The luncheon featured the customary toasts, led by School Captain Ivin Jose, who fulfilled an MC role. Grace was said by Guy Flint, Senior Vice-Captain, and the vote of thanks given by his fellow Senior Vice-Captain, George Raynor.

Sonita Alleyne was born in Bridgetown, Barbados, and brought up in Leytonstone, East London. She attended a comprehensive school before going to Fitzwilliam College in Cambridge, where she read Philosophy. A career in radio followed, and she founded production company Somethin’ Else, which she led as Chief Executive from 1991 until 2009. She is a Fellow both of the Royal Society for the encouragement of Arts and of the Radio Academy (FRA).

She began her speech to the sixth-formers with a word on examinations: “Exams can’t tell the world how funny you are, or how kind, or how much you love manga or wine…” But what they are, she said, is a metric that the world uses to judge success, and so for that reason they do have some importance.

One of her key pieces of advice was about keeping options open: “In life, you need to keep doors open for yourself,” she advised. The difficulty was in knowing which doors they should be. Other people would not always open doors for them, so the boys needed to be active in this regard.

For her, one such door had been Cambridge itself. In her letter to Jesus College in relation to becoming Master, she wrote: “I left Cambridge over 30 years ago, but it never left me.”

As an undergraduate, she had a real interest in artificial intelligence, so, she told the boys, she had planned to read Computer Science after an initial year of Philosophy (joint courses being more common at that time), but ended up studying Philosophy alone throughout.

She recalled that to help sixth-formers prepare for the university application process, her secondary school had just made them talk – about ideas, news, science, indeed about anything. She found she relished this and thus greatly enjoyed the Cambridge interview process and the intellectual stimulation it brought. Not only did she find the discussions “challenging in a way that GCSEs weren’t”, but they helped provide her with a sense of belonging.

Once at Cambridge, she threw herself into many enriching activities which she had not had the time or opportunity to follow at school, including Music, singing, theatre and student politics. She was even secretary of the college Mystical Science Club. (“There were only two of us!”)

She noted, however, that it was the informal shared conversations around college – and outside of these activities – that most helped her develop deep friendships and formulate her views: “[That was] where I discovered my sense of agency.” She graduated as a “free-thinking” person – a recurring phrase during her address.

After university, she had a series of jobs (“a zig-zag career”). “Don’t stress about finding a career for life, or knowing what you want to do when you graduate…take things one step at a time,” she counselled, adding that she is still taking her career one step a time.

Setting up Somethin’ Else at the age of 24 was, though, a watershed moment for her, she said. Today, she enjoys running her business, her media work, and her regeneration work as part of the London Olympic Development Corporation.
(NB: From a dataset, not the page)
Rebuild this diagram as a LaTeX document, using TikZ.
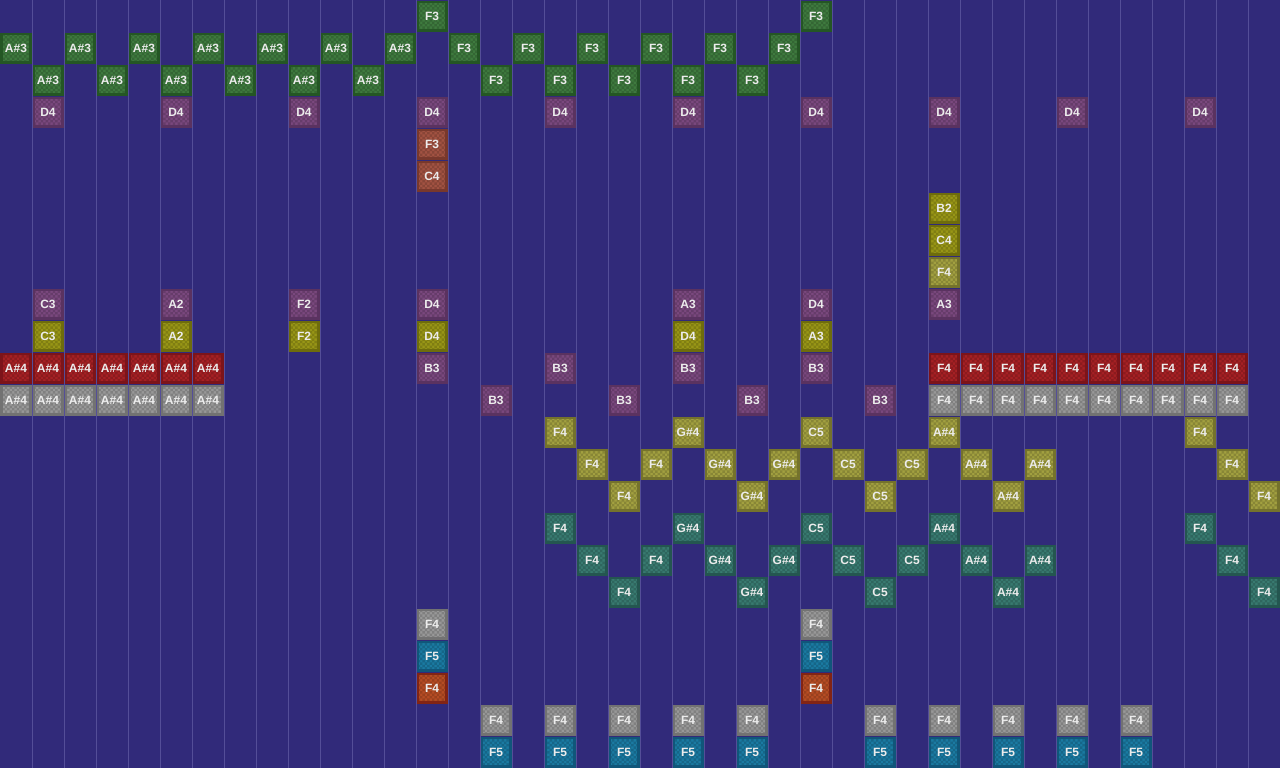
\documentclass[tikz,border=0pt]{standalone}
\usepackage{fontspec}
\setmainfont{Liberation Sans}
\usetikzlibrary{patterns}
\pgfdeclarepatternformonly{finecheck}{\pgfqpoint{-0.1pt}{-0.1pt}}{\pgfqpoint{2.5pt}{2.5pt}}{\pgfqpoint{2.4pt}{2.4pt}}{%
  \pgfpathrectangle{\pgfqpoint{0pt}{0pt}}{\pgfqpoint{1.2pt}{1.2pt}}%
  \pgfpathrectangle{\pgfqpoint{1.2pt}{1.2pt}}{\pgfqpoint{1.2pt}{1.2pt}}%
  \pgfusepath{fill}}
\definecolor{bg}{RGB}{49,42,122}
\definecolor{gridc}{RGB}{84,78,152}
\definecolor{txt}{RGB}{236,236,236}
\definecolor{gF}{RGB}{62,122,62}\definecolor{gB}{RGB}{36,86,36}
\definecolor{pF}{RGB}{122,72,126}\definecolor{pB}{RGB}{90,50,96}
\definecolor{bF}{RGB}{162,82,66}\definecolor{bB}{RGB}{120,56,44}
\definecolor{yF}{RGB}{152,150,22}\definecolor{yB}{RGB}{110,108,12}
\definecolor{kF}{RGB}{162,160,64}\definecolor{kB}{RGB}{116,114,44}
\definecolor{rF}{RGB}{166,32,36}\definecolor{rB}{RGB}{124,20,26}
\definecolor{aF}{RGB}{152,152,152}\definecolor{aB}{RGB}{114,114,114}
\definecolor{tF}{RGB}{56,122,112}\definecolor{tB}{RGB}{36,86,80}
\definecolor{cF}{RGB}{26,122,162}\definecolor{cB}{RGB}{16,86,122}
\definecolor{oF}{RGB}{182,76,36}\definecolor{oB}{RGB}{130,36,20}
\tikzset{
  block/.style n args={2}{rectangle, inner sep=0pt, minimum size=14.25pt,
    line width=1.25pt, draw=#2, preaction={fill=#1},
    preaction={pattern=finecheck, pattern color=#1!84!black},
    text=txt, font=\fontsize{6}{6}\selectfont\bfseries},
  green/.style={block={gF}{gB}},
  purple/.style={block={pF}{pB}},
  brown/.style={block={bF}{bB}},
  yellowb/.style={block={yF}{yB}},
  khaki/.style={block={kF}{kB}},
  redb/.style={block={rF}{rB}},
  grayb/.style={block={aF}{aB}},
  teal/.style={block={tF}{tB}},
  cyanb/.style={block={cF}{cB}},
  orangeb/.style={block={oF}{oB}},
  gridline/.style={draw=gridc, line width=0.5pt}
}
\newcommand\blk[4]{\node[#1] (n-#2-#3) at (#2+0.5,#3+0.5) {#4};}
\begin{document}
\begin{tikzpicture}[x=16pt,y=-16pt]
\fill[bg] (0,0) rectangle (40,24);
\useasboundingbox (0,0) rectangle (40,24);
\foreach \i in {1,...,39} \draw[gridline] (\i,0) -- (\i,24);
% green
\blk{green}{13}{0}{F3}\blk{green}{25}{0}{F3}
\foreach \c in {0,2,...,12} {\blk{green}{\c}{1}{A\#3}}
\foreach \c in {14,16,...,24} {\blk{green}{\c}{1}{F3}}
\foreach \c in {1,3,...,11} {\blk{green}{\c}{2}{A\#3}}
\foreach \c in {15,17,...,23} {\blk{green}{\c}{2}{F3}}
% purple
\foreach \c in {1,5,...,37} {\blk{purple}{\c}{3}{D4}}
\blk{purple}{1}{9}{C3}\blk{purple}{5}{9}{A2}\blk{purple}{9}{9}{F2}
\blk{purple}{13}{9}{D4}\blk{purple}{21}{9}{A3}\blk{purple}{25}{9}{D4}\blk{purple}{29}{9}{A3}
\foreach \c in {13,17,21,25} {\blk{purple}{\c}{11}{B3}}
\foreach \c in {15,19,23,27} {\blk{purple}{\c}{12}{B3}}
% brown
\blk{brown}{13}{4}{F3}\blk{brown}{13}{5}{C4}
% yellow
\blk{yellowb}{29}{6}{B2}\blk{yellowb}{29}{7}{C4}
\blk{yellowb}{1}{10}{C3}\blk{yellowb}{5}{10}{A2}\blk{yellowb}{9}{10}{F2}
\blk{yellowb}{13}{10}{D4}\blk{yellowb}{21}{10}{D4}\blk{yellowb}{25}{10}{A3}
% khaki
\blk{khaki}{29}{8}{F4}
\foreach \s/\o in {khaki/13,teal/16} {
  \pgfmathtruncatemacro\ra{\o}
  \pgfmathtruncatemacro\rb{\o+1}
  \pgfmathtruncatemacro\rc{\o+2}
  \blk{\s}{17}{\ra}{F4}\blk{\s}{21}{\ra}{G\#4}\blk{\s}{25}{\ra}{C5}\blk{\s}{29}{\ra}{A\#4}\blk{\s}{37}{\ra}{F4}
  \blk{\s}{18}{\rb}{F4}\blk{\s}{20}{\rb}{F4}\blk{\s}{22}{\rb}{G\#4}\blk{\s}{24}{\rb}{G\#4}
  \blk{\s}{26}{\rb}{C5}\blk{\s}{28}{\rb}{C5}\blk{\s}{30}{\rb}{A\#4}\blk{\s}{32}{\rb}{A\#4}\blk{\s}{38}{\rb}{F4}
  \blk{\s}{19}{\rc}{F4}\blk{\s}{23}{\rc}{G\#4}\blk{\s}{27}{\rc}{C5}\blk{\s}{31}{\rc}{A\#4}\blk{\s}{39}{\rc}{F4}
}
% red and gray
\foreach \c in {0,...,6} {\blk{redb}{\c}{11}{A\#4}\blk{grayb}{\c}{12}{A\#4}}
\foreach \c in {29,...,38} {\blk{redb}{\c}{11}{F4}\blk{grayb}{\c}{12}{F4}}
% bottom
\foreach \c in {13,25} {\blk{grayb}{\c}{19}{F4}\blk{cyanb}{\c}{20}{F5}\blk{orangeb}{\c}{21}{F4}}
\foreach \c in {15,17,19,21,23,27,29,31,33,35} {\blk{grayb}{\c}{22}{F4}\blk{cyanb}{\c}{23}{F5}}
\end{tikzpicture}
\end{document}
She also now takes great satisfaction from supporting other people in getting through challenges or making progress in their lives: “I am always proud to say that I help people.”
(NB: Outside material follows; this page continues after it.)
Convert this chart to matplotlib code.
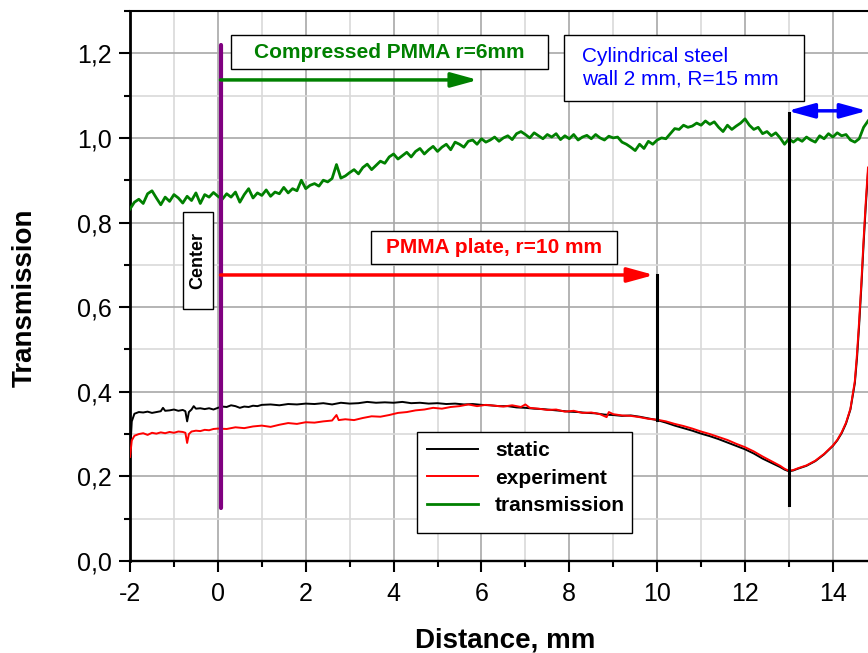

Her final advice to the boys was to be free-thinking, to challenge themselves, to “push open a few doors and to follow your ideas, because they matter”.

In a question-and-answer session following her talk, she was asked about her views on lowering grade offers for students from the state sector or disadvantaged backgrounds. “Cambridge should be a bastion of excellence, not of élitism,” she replied, but said she feels that the systematic dropping of grades does not work.
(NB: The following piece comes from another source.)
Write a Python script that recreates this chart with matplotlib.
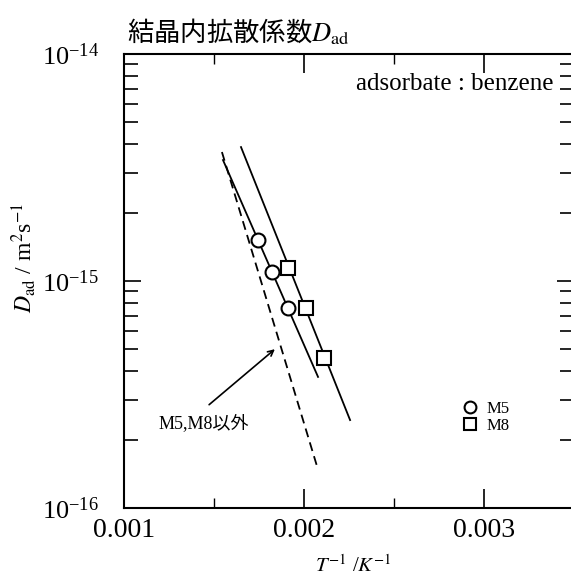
import numpy as np
import matplotlib
matplotlib.use("Agg")
import matplotlib.pyplot as plt
from matplotlib.ticker import LogLocator, NullFormatter

plt.rcParams['font.family'] = ['Liberation Serif', 'Noto Sans CJK JP']
plt.rcParams['mathtext.fontset'] = 'stix'

# 測定点 (1/T, D_ad)
m5_invT = [0.001744, 0.001822, 0.001911]
m5_D = [1.52e-15, 1.10e-15, 7.6e-16]
m8_invT = [0.001911, 0.002011, 0.002111]
m8_D = [1.14e-15, 7.6e-16, 4.6e-16]

# 近似直線の両端
m5_fit_invT = [0.001550, 0.002078]
m5_fit_D = [3.41e-15, 3.78e-16]
m8_fit_invT = [0.001650, 0.002256]
m8_fit_D = [3.89e-15, 2.44e-16]
other_invT = [0.001544, 0.002072]
other_D = [3.70e-15, 1.53e-16]

x_ticks = [0.001, 0.002, 0.003]
x_tick_labels = ['0.001', '0.002', '0.003']
y_ticks = [1e-16, 1e-15, 1e-14]

fig = plt.figure(figsize=(5.71, 5.81), dpi=100)
ax = fig.add_axes([124 / 571, 73 / 581, 450 / 571, 454 / 581])

ax.plot(m5_fit_invT, m5_fit_D, color='black', lw=1.3)
ax.plot(m8_fit_invT, m8_fit_D, color='black', lw=1.3)
ax.plot(other_invT, other_D, color='black', lw=1.3, ls=(0, (5, 3)))
ax.plot(m5_invT, m5_D, 'o', ms=10, mfc='white', mec='black', mew=1.5, label='M5')
ax.plot(m8_invT, m8_D, 's', ms=10, mfc='white', mec='black', mew=1.5, label='M8')

ax.set_yscale('log')
ax.set_xlim(0.001, 0.0035)
ax.set_ylim(1e-16, 1e-14)
ax.set_yticks(y_ticks)
ax.yaxis.set_minor_locator(LogLocator(base=10, subs=np.arange(2, 10)))
ax.yaxis.set_minor_formatter(NullFormatter())
ax.set_xticks(x_ticks)
ax.set_xticklabels(x_tick_labels)
ax.set_xticks([0.0015, 0.0025], minor=True)

ax.tick_params(axis='both', which='both', direction='in', top=True, right=True)
ax.tick_params(axis='x', which='major', length=14, width=1.2, labelsize=20, pad=7)
ax.tick_params(axis='x', which='minor', length=7, width=1.0)
ax.tick_params(axis='y', which='major', length=12, width=1.2, labelsize=19, pad=18)
ax.tick_params(axis='y', which='minor', length=10, width=1.2)
for sp in ax.spines.values():
    sp.set_linewidth(1.5)

ax.set_xlabel('$T^{-1}$ /$K^{-1}$', fontsize=15)
ax.xaxis.set_label_coords(0.509, -0.105)
ax.set_ylabel('$D_{\\rm ad}$ / m$^2$s$^{-1}$', fontsize=17)
ax.yaxis.set_label_coords(-0.19, 0.55)

ax.text(0.955, 0.935, 'adsorbate : benzene', transform=ax.transAxes,
        ha='right', va='center', fontsize=18)

# M5,M8以外 の矢印
ax.annotate('', xy=(0.00185, 5.1e-16), xytext=(0.001461, 2.8e-16),
            arrowprops=dict(arrowstyle='->', color='black', lw=1.2))
ax.text(0.001189, 2.37e-16, 'M5,M8以外', fontsize=13, ha='left', va='center')

leg = ax.legend(loc='center left', bbox_to_anchor=(0.72, 0.2), frameon=False,
                fontsize=12, handlelength=0.8, handletextpad=0.6,
                labelspacing=0.05, markerscale=0.85)

fig.text(127 / 571, 1 - 32 / 581, '結晶内拡散係数$D_{\\rm ad}$', fontsize=19,
         ha='left', va='center', family=['Noto Sans CJK JP', 'DejaVu Sans'])

fig.savefig('out.png', dpi=100)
Her preference was to encourage more people to apply (“It’s one of five options and costs no more than any other university – what have you got to lose?”) and to improve access that way. Bright students such as those from QE neither want nor need entrance requirements to be lowered. “If you get the grades, you belong,” she said, adding that it is important to debunk a sense that people from certain backgrounds might not fit in. “My job as Master is about community – and it’s the best job in the world.”